A Star Trek reboot works because it's so long since TOS - and because the universe already has several franchises, each of which attrated both fans of the specific series and Trek fans. There was scope there. But TNG did not try to copy the Kirk era, though: it reinvented the Enterprise and its crew.
New Who works because the Doctor is the Ninth/Tenth/Eleventh incarnation: one can watch without having seen the others, but it also works within the canon framework set up during the first 20/30 years the series ran. Some fans are discovering the Daleks and the Cybermen for the first time, others are revisiting childhood memories of hiding behind the sofa cushions during the scary scenes.
Stargate Atlantis (and maybe Universe) worked because it didn't try to be SG-1: you could watch both or either. (Like TNG, DS9, Voyager and Enterprise in the Star Trek universe.)
The many TMNT canons work because each brings something new: You can like the comics and the 1990 movie and the 2k3 cartoon, because each is clearly an AU, a re-imagination which keeps some elements and changes others, depending in part, on what works in each of the different media. They also work because the main audience is not re-discovering anything, but discovering the characters/world for the first time. A generation gap is somewhat smaller when things are targetted at under-13s.
But the breadth and depth of the seven seasons (and novels and comics) of the Buffy-verse is such that I don't think there's the same scope to make it similar but different. The TMNT 2k3-toon did not attempt to remake the Old Toon, or the Old Movies but to do something different, after all. It riffed off Mirage 1 - which was nearly 20 years old and a print media.
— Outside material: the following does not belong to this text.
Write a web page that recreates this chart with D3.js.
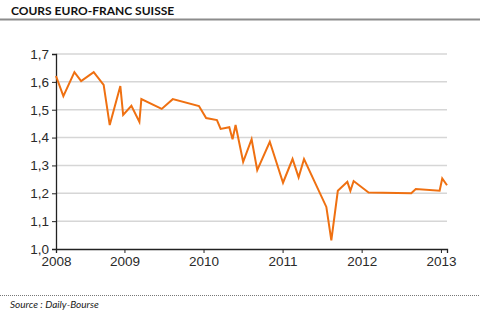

The only way to "reboot" Buffy *now* would be to make it not about Buffy per se: as you suggested, prequels of past Slayers, or post-series. Within the series mythology, existing Big Bads have been destroyed or neutered and we know too much about the main characters to see them written/played any other ways.
(I'm still sorry that "The Watcher - the series" staring ASH was never more than an idea.)
The franchise has potential for future development, but it isn't dormant, yet. Which means that you either have to go with what already exists, or make a spin off.
As unenthusiastic as I am about Stargate:Universe (which seems to me to be "Lost in Space" with Stargate mythology) at least they're not trying to remake SG-1 with a new, younger team. That seems to be the parallel to what the Buffy owners are proposing.
I really, really hate the idea of a Buffy relaunch at this stage. I don't miss Buffy yet - it hasn't dated/aged enough to *need* re-imagining.